◆ **Goal of the exercise**:
Reproduce all the lines exactly as they stand, apart from the pictures.

◆ **Supplied data**:
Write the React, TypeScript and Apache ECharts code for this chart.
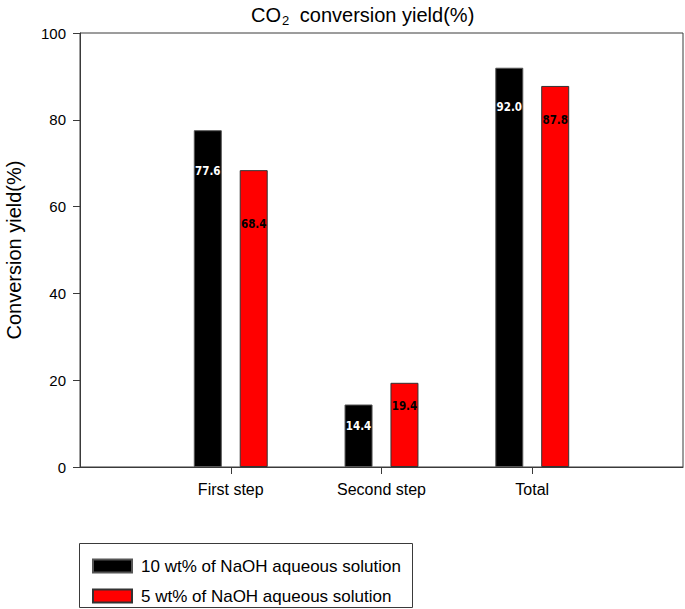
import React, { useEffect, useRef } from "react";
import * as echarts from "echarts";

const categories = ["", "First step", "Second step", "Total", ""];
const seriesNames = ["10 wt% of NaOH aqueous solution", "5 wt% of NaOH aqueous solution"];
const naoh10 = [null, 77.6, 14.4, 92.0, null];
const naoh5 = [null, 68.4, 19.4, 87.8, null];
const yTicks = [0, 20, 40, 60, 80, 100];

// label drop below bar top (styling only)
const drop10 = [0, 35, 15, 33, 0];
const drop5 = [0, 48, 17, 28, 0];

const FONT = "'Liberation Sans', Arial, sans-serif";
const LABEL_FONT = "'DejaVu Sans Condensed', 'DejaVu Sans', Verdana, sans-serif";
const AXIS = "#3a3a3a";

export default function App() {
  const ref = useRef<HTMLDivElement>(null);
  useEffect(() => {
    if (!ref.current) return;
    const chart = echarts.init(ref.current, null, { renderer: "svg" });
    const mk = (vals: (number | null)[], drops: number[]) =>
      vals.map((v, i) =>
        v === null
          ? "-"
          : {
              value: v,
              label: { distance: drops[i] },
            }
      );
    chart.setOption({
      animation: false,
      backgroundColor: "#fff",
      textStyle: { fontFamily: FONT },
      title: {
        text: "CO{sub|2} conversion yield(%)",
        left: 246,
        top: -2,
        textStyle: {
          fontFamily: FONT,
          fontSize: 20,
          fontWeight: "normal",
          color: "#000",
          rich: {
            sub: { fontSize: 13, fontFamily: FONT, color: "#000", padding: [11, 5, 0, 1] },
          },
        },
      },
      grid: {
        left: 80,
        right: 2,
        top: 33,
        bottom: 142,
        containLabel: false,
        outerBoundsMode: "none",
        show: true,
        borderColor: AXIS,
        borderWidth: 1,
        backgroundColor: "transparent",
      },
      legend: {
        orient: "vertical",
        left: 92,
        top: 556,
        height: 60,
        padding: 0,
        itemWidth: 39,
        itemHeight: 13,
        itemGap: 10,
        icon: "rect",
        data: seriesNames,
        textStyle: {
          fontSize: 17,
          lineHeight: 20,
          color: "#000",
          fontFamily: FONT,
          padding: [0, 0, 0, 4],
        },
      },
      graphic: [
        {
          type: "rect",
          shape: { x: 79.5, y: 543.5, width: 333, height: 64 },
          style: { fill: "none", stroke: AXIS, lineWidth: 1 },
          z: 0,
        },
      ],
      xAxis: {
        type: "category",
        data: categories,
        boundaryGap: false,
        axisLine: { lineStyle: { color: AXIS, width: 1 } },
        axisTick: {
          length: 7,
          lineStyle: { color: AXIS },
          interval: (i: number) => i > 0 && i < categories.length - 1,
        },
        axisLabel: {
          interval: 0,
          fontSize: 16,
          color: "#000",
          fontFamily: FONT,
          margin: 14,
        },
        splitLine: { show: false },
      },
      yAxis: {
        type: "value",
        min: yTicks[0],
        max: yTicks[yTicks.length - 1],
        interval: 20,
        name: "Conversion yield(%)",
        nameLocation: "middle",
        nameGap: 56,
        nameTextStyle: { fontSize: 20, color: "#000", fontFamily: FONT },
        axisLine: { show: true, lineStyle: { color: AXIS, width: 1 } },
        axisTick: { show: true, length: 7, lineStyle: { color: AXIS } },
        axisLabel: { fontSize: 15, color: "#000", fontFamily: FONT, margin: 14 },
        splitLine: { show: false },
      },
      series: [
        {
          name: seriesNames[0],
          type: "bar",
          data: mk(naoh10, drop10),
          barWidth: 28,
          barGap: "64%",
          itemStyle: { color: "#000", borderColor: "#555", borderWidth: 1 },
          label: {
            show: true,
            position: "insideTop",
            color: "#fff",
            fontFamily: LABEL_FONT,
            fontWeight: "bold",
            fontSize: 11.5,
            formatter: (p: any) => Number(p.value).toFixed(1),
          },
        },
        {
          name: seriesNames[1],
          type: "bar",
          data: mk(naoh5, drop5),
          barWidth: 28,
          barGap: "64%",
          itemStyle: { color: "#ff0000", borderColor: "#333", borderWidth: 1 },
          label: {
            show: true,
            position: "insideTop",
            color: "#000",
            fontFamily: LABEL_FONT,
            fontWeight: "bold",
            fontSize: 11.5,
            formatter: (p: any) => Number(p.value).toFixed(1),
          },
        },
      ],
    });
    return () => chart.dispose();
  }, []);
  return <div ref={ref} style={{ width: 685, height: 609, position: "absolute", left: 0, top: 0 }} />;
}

◆ **Complete response**:
Write the React, TypeScript and Apache ECharts code for this chart.
import React, { useEffect, useRef } from "react";
import * as echarts from "echarts";

const categories = ["", "First step", "Second step", "Total", ""];
const seriesNames = ["10 wt% of NaOH aqueous solution", "5 wt% of NaOH aqueous solution"];
const naoh10 = [null, 77.6, 14.4, 92.0, null];
const naoh5 = [null, 68.4, 19.4, 87.8, null];
const yTicks = [0, 20, 40, 60, 80, 100];

// label drop below bar top (styling only)
const drop10 = [0, 35, 15, 33, 0];
const drop5 = [0, 48, 17, 28, 0];

const FONT = "'Liberation Sans', Arial, sans-serif";
const LABEL_FONT = "'DejaVu Sans Condensed', 'DejaVu Sans', Verdana, sans-serif";
const AXIS = "#3a3a3a";

export default function App() {
  const ref = useRef<HTMLDivElement>(null);
  useEffect(() => {
    if (!ref.current) return;
    const chart = echarts.init(ref.current, null, { renderer: "svg" });
    const mk = (vals: (number | null)[], drops: number[]) =>
      vals.map((v, i) =>
        v === null
          ? "-"
          : {
              value: v,
              label: { distance: drops[i] },
            }
      );
    chart.setOption({
      animation: false,
      backgroundColor: "#fff",
      textStyle: { fontFamily: FONT },
      title: {
        text: "CO{sub|2} conversion yield(%)",
        left: 246,
        top: -2,
        textStyle: {
          fontFamily: FONT,
          fontSize: 20,
          fontWeight: "normal",
          color: "#000",
          rich: {
            sub: { fontSize: 13, fontFamily: FONT, color: "#000", padding: [11, 5, 0, 1] },
          },
        },
      },
      grid: {
        left: 80,
        right: 2,
        top: 33,
        bottom: 142,
        containLabel: false,
        outerBoundsMode: "none",
        show: true,
        borderColor: AXIS,
        borderWidth: 1,
        backgroundColor: "transparent",
      },
      legend: {
        orient: "vertical",
        left: 92,
        top: 556,
        height: 60,
        padding: 0,
        itemWidth: 39,
        itemHeight: 13,
        itemGap: 10,
        icon: "rect",
        data: seriesNames,
        textStyle: {
          fontSize: 17,
          lineHeight: 20,
          color: "#000",
          fontFamily: FONT,
          padding: [0, 0, 0, 4],
        },
      },
      graphic: [
        {
          type: "rect",
          shape: { x: 79.5, y: 543.5, width: 333, height: 64 },
          style: { fill: "none", stroke: AXIS, lineWidth: 1 },
          z: 0,
        },
      ],
      xAxis: {
        type: "category",
        data: categories,
        boundaryGap: false,
        axisLine: { lineStyle: { color: AXIS, width: 1 } },
        axisTick: {
          length: 7,
          lineStyle: { color: AXIS },
          interval: (i: number) => i > 0 && i < categories.length - 1,
        },
        axisLabel: {
          interval: 0,
          fontSize: 16,
          color: "#000",
          fontFamily: FONT,
          margin: 14,
        },
        splitLine: { show: false },
      },
      yAxis: {
        type: "value",
        min: yTicks[0],
        max: yTicks[yTicks.length - 1],
        interval: 20,
        name: "Conversion yield(%)",
        nameLocation: "middle",
        nameGap: 56,
        nameTextStyle: { fontSize: 20, color: "#000", fontFamily: FONT },
        axisLine: { show: true, lineStyle: { color: AXIS, width: 1 } },
        axisTick: { show: true, length: 7, lineStyle: { color: AXIS } },
        axisLabel: { fontSize: 15, color: "#000", fontFamily: FONT, margin: 14 },
        splitLine: { show: false },
      },
      series: [
        {
          name: seriesNames[0],
          type: "bar",
          data: mk(naoh10, drop10),
          barWidth: 28,
          barGap: "64%",
          itemStyle: { color: "#000", borderColor: "#555", borderWidth: 1 },
          label: {
            show: true,
            position: "insideTop",
            color: "#fff",
            fontFamily: LABEL_FONT,
            fontWeight: "bold",
            fontSize: 11.5,
            formatter: (p: any) => Number(p.value).toFixed(1),
          },
        },
        {
          name: seriesNames[1],
          type: "bar",
          data: mk(naoh5, drop5),
          barWidth: 28,
          barGap: "64%",
          itemStyle: { color: "#ff0000", borderColor: "#333", borderWidth: 1 },
          label: {
            show: true,
            position: "insideTop",
            color: "#000",
            fontFamily: LABEL_FONT,
            fontWeight: "bold",
            fontSize: 11.5,
            formatter: (p: any) => Number(p.value).toFixed(1),
          },
        },
      ],
    });
    return () => chart.dispose();
  }, []);
  return <div ref={ref} style={{ width: 685, height: 609, position: "absolute", left: 0, top: 0 }} />;
}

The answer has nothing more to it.